I want to REDO everything.
Start over everything from scratch.
New account.
New name.
New everything.
Friends? I'm sorry for being an asshole.
I'm sorry for abandoning you instead of the other way around.
I left you before you could leave me.
It was wrong of me.
I'd understand if you guys don't want me to start over.
I'd understand if you guys wanted to kick my ass to the curb and just forget about me all together.
I was am emotional tart with nothing better to do than pretend I was something I'm not.
I don't know what really happened to me the past few days.
I think I realized something.
The internet just isn't worth it.
Not that internet friendships mean anything less to me.
But as I sat in my computer chair, waiting for fourteen hours for my computer to be fixed.
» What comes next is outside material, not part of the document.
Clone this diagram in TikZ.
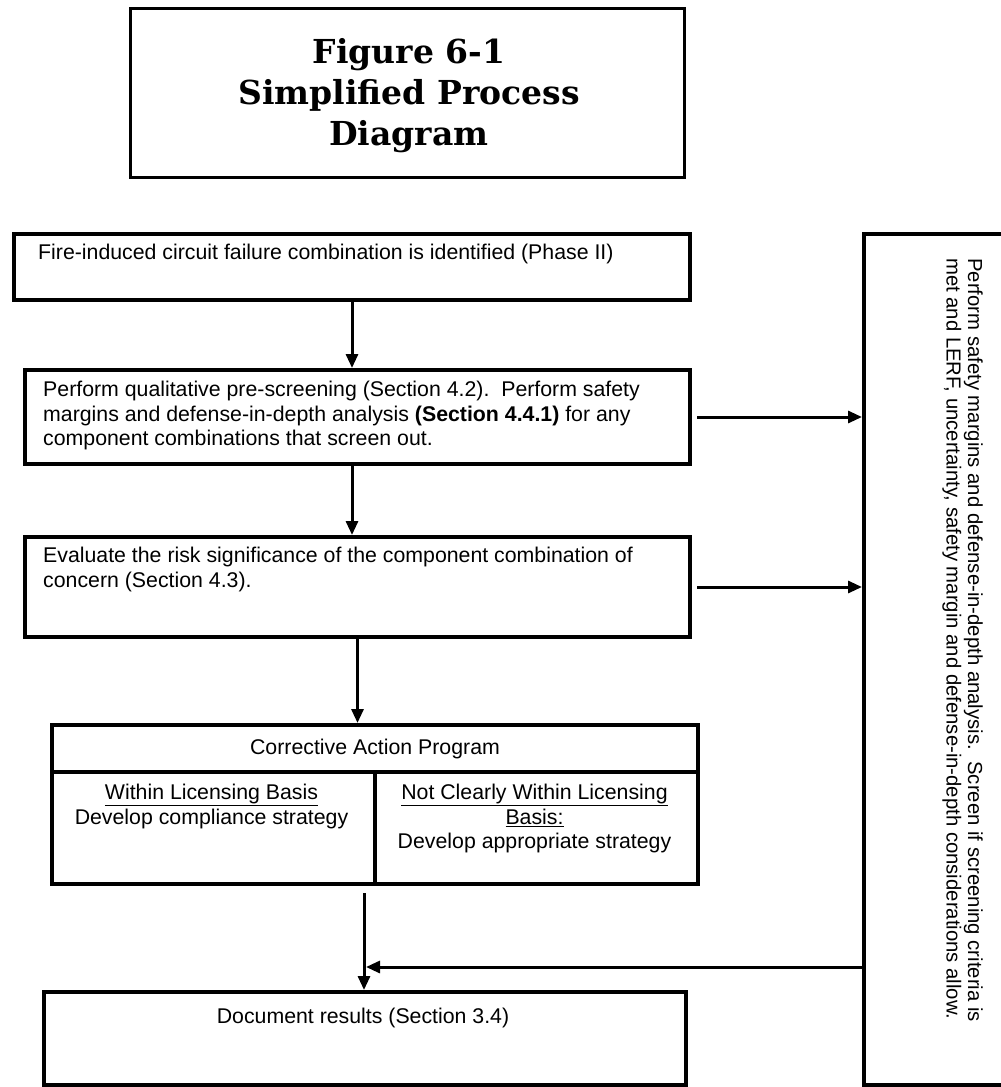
\documentclass[tikz,border=0pt]{standalone}
\usepackage{fontspec}
\setmainfont{Liberation Sans}
\newfontfamily\titlefont{DejaVu Serif}
\usetikzlibrary{arrows.meta}
\begin{document}
\begin{tikzpicture}[x=1pt,y=-1pt,
  boxs/.style={draw, line width=4pt, rectangle, inner sep=0pt, anchor=north west},
  txt/.style={inner sep=0pt, font=\fontsize{21.3}{24.5}\selectfont},
  vtxt/.style={inner sep=0pt, font=\fontsize{20.3}{21.5}\selectfont},
  arr/.style={line width=3pt, -{Triangle[length=14pt,width=12pt]}},
]
\useasboundingbox (0,0) rectangle (1001,1087);
% title
\node[boxs, line width=3pt, minimum width=554pt, minimum height=169pt, anchor=center] (title) at (407,92.5) {};
\node[inner sep=0pt, font=\titlefont\bfseries\fontsize{33}{41}\selectfont, align=center] (tt) at (409,96)
      {Figure 6-1\\Simplified Process\\Diagram};
% box 1
\node[boxs, minimum width=676pt, minimum height=66pt] (b1) at (12,232) {};
\node[txt, anchor=north west] (t1) at (38,244)
  {Fire-induced circuit failure combination is identified (Phase II)};
% box 2
\node[boxs, minimum width=665pt, minimum height=94pt] (b2) at (23,368) {};
\node[txt, anchor=north west, align=left] (t2) at (43,381)
  {Perform qualitative pre-screening (Section 4.2).\ \ Perform safety\\
   margins and defense-in-depth analysis \textbf{(Section 4.4.1)} for any\\
   component combinations that screen out.};
% box 3
\node[boxs, minimum width=665pt, minimum height=100pt] (b3) at (23,535) {};
\node[txt, anchor=north west, align=left] (t3) at (43,547)
  {Evaluate the risk significance of the component combination of\\
   concern (Section 4.3).};
% corrective action program
\node[boxs, txt, minimum width=646pt, minimum height=47pt] (cap) at (50,723) {Corrective Action Program};
\node[boxs, minimum width=323pt, minimum height=112pt] (capl) at (50,770) {};
\node[boxs, minimum width=323pt, minimum height=112pt] (capr) at (373,770) {};
\node[txt, anchor=north, align=center] (tl) at (211.5,784)
  {\underline{Within Licensing Basis}\\Develop compliance strategy};
\node[txt, anchor=north, align=center] (tr) at (534.5,784)
  {\underline{Not Clearly Within Licensing}\\\underline{Basis:}\\Develop appropriate strategy};
% document results
\node[boxs, minimum width=642pt, minimum height=93pt] (doc) at (42,990) {};
\node[txt, anchor=north] (td) at (363,1008) {Document results (Section 3.4)};
% right box
\node[boxs, minimum width=160pt, minimum height=851pt] (rb) at (862,232) {};
\node[vtxt, rotate=-90, anchor=north west, align=left] (tv) at (983,258)
  {Perform safety margins and defense-in-depth analysis.\ \ Screen if screening criteria is\\
   met and LERF, uncertainty, safety margin and defense-in-depth considerations allow.};
% connectors
\draw[arr] (b1.south) -- (b1.south |- b2.north);
\draw[arr] (b1.south |- b2.south) -- (b1.south |- b3.north);
\draw[arr] (b3.south) -- (b3.south |- cap.north);
\coordinate (a4s) at (364,893);
\draw[arr] (a4s) -- (a4s |- doc.north);
\draw[arr, shorten <=5pt] (b2.east) -- (b2.east -| rb.west);
\draw[arr, shorten <=5pt] (b3.east) -- (b3.east -| rb.west);
\coordinate (j) at (366,967);
\draw[arr] (rb.west |- j) -- (j);
\end{tikzpicture}
\end{document}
All the adware, the spyware, the trojans to be cleaned.
I realized something.
WHY am I stressing out about it?
What do I even DO on the internet web surfing wise that has meaning?
Roleplay? Psh, I can just get im's and use aim. And even then, I don't want to roleplay that much anymore.
It's too much hassle, too much stress. Just too much everything.
I might rp with ONE or TWO people on the side.
But not because of my old addiction that I've kicked to the curb.
But because I want more free time.
I want to be able to draw characters that I WRITE about, not roleplay with.
I want to create things with my OWN inspiration, not inspiration from others.
I know you guys think that I'm just saying shit to make nice nice.
But I'm serious.
This account is going to be dead.
And I'm going to completely start over under a new name. It won't be much different.
But it'll be more...
Me.
Not Rael.
Not Wyn.
Not Ichigo, Saitou, Annyah.
Not Naishi, Taeyeoung, Subei, or Torati.
Just me.
And to my friends.. The ones that no longer trust me, the ones that are scared of me, the ones that think all I'll do is bitch and moan again..
I make a solem oath.
That unless I'm bleeding at the mouth, brain hanging out of an eye-socket and jaw broken in fifteen places and sitting in my lap.
That I am going to keep all my stupid drama to myself unless you BEG me.
I will no longer use people for tissues.
I will no longer abandon those that I deem close for fear of getting dumped first.
I will be there when you need me. Not as a partner.